The message, sent anonymously, used vitriolic language and invoked hurtful stereotypes, all intended to harm the college’s communities of color, especially the CC black community. It struck at the heart of two of the college’s core values: diversity and inclusion.
CC President Jill Tiefenthaler denounced the email, saying, “We fully support our colleagues who were targeted. We stand against racism and hatred and will continue to do the work to build a strong, inclusive, understanding community.”
The Colorado Springs Police Department is investigating the matter as a harassment, bias-motivated crime. The email was sent from an encrypted email service by someone hiding behind a fake name, and CC’s email security was not compromised.
“When an unwelcome, hateful message violates our own campus, we must support one another, listen, and work through the pain,” says Tiefenthaler. “We must be respectful, resilient, and caring,”
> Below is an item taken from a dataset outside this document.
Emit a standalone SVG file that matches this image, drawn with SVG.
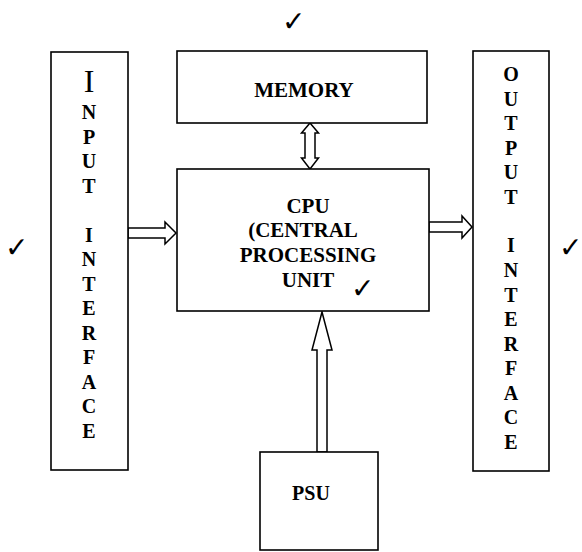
<svg xmlns="http://www.w3.org/2000/svg" width="582" height="552" viewBox="0 0 582 552">
<style>
.box{fill:#fff;stroke:#000;stroke-width:1.6}
.arr{fill:#fff;stroke:#000;stroke-width:1.5;stroke-linejoin:miter}
.t{font-size:21px;text-anchor:middle;fill:#000}
.v{font-size:20px;text-anchor:middle;fill:#000}
.ck{font-family:'DejaVu Sans',sans-serif;font-size:28px;fill:#000}
</style>
<rect width="582" height="552" fill="#fff"/>
<g id="connectors">
<polygon class="arr" points="310,123 318.5,133 315,133 315,158 318.5,158 310,169 301.5,158 305,158 305,133 301.5,133"/>
<polygon class="arr" points="128,228 165,228 165,222 176,233 165,244 165,238 128,238"/>
<polygon class="arr" points="429,222 462,222 462,216 472,227 462,238 462,232 429,232"/>
<polygon class="arr" points="317,452 317,350 312,350 322,312 332,350 327,350 327,452"/>
</g>
<g font-family="'Liberation Serif', 'Times New Roman', serif" font-weight="bold">
<g id="input">
<rect class="box" x="51" y="52" width="77" height="418"/>
<text x="89" y="92" font-weight="normal" font-size="32" text-anchor="middle">I</text>
<text class="v" x="89" y="119">N</text>
<text class="v" x="89" y="143.5">P</text>
<text class="v" x="89" y="168">U</text>
<text class="v" x="89" y="192.5">T</text>
<text class="v" x="89" y="241.5">I</text>
<text class="v" x="89" y="266">N</text>
<text class="v" x="89" y="290.5">T</text>
<text class="v" x="89" y="315">E</text>
<text class="v" x="89" y="339.5">R</text>
<text class="v" x="89" y="364">F</text>
<text class="v" x="89" y="388.5">A</text>
<text class="v" x="89" y="413">C</text>
<text class="v" x="89" y="437.5">E</text>
</g>
<g id="output">
<rect class="box" x="473" y="51" width="76" height="420"/>
<text class="v" x="511" y="81">O</text>
<text class="v" x="511" y="105.5">U</text>
<text class="v" x="511" y="130">T</text>
<text class="v" x="511" y="154.5">P</text>
<text class="v" x="511" y="179">U</text>
<text class="v" x="511" y="203.5">T</text>
<text class="v" x="511" y="252">I</text>
<text class="v" x="511" y="277">N</text>
<text class="v" x="511" y="301.5">T</text>
<text class="v" x="511" y="326">E</text>
<text class="v" x="511" y="350.5">R</text>
<text class="v" x="511" y="375">F</text>
<text class="v" x="511" y="399.5">A</text>
<text class="v" x="511" y="424">C</text>
<text class="v" x="511" y="448.5">E</text>
</g>
<g id="memory">
<rect class="box" x="177" y="51" width="250" height="72"/>
<text class="t" x="304" y="97">MEMORY</text>
</g>
<g id="cpu">
<rect class="box" x="177" y="169" width="252" height="142"/>
<text class="t" x="308" y="213">CPU</text>
<text class="t" x="303" y="237">(CENTRAL</text>
<text class="t" x="308" y="262">PROCESSING</text>
<text class="t" x="308" y="287">UNIT</text>
</g>
<g id="psu">
<rect class="box" x="260" y="452" width="118" height="98"/>
<text class="v" x="311" y="500">PSU</text>
</g>
</g>
<g id="checks">
<text class="ck" x="282" y="31">✓</text>
<text class="ck" x="5" y="257">✓</text>
<text class="ck" x="559" y="257">✓</text>
<text class="ck" x="351" y="298">✓</text>
</g>
</svg>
Even before the campus community reunited after spring break, students, faculty, and staff were working through the pain and fear with dialogue sessions, panel discussions, time and space for contemplation, activities for expression, and academic study on racism and intolerance.
The Butler Center, Chaplain’s Office, and Wellness Resource Center are working together to provide ways for students, faculty, and staff to process and heal. The Counseling Center will meet students’ needs and waive fees if needed, and counseling is available for faculty and staff through the Employees Assistance Program.
Young alumni and students have rallied to encourage contributions to programs and offices on campus that promote diversity and inclusion, including Race, Ethnicity & Migration Studies, Feminist & Gender Studies, The Butler Center, and the Bridge Scholar program. Academic departments and programs have a robust lineup of events in Block 7 for deeper examination of racism and sexism, and students were encouraged to use pre-registration as an opportunity to discuss with faculty how to further incorporate the study of social inequalities in their coursework.
All members of the campus community were invited to a lunch, panel discussion, and dialogue on the intersections of identities and erasure, racism and white supremacy following the Block 7 First Mondays presentation on March 26. Speaking at the event was Gregg Deal, whose work involves indigenous identity and pop culture, touching on issues of race relations, historical consideration, and stereotype.
“We will continue to work on ways to strengthen and empower our community to call out racism in all of its forms every day on our campus and commit to cultivating an inclusive campus culture that recognizes the various intersections of identities that make up the CC community,” says Tiefenthaler.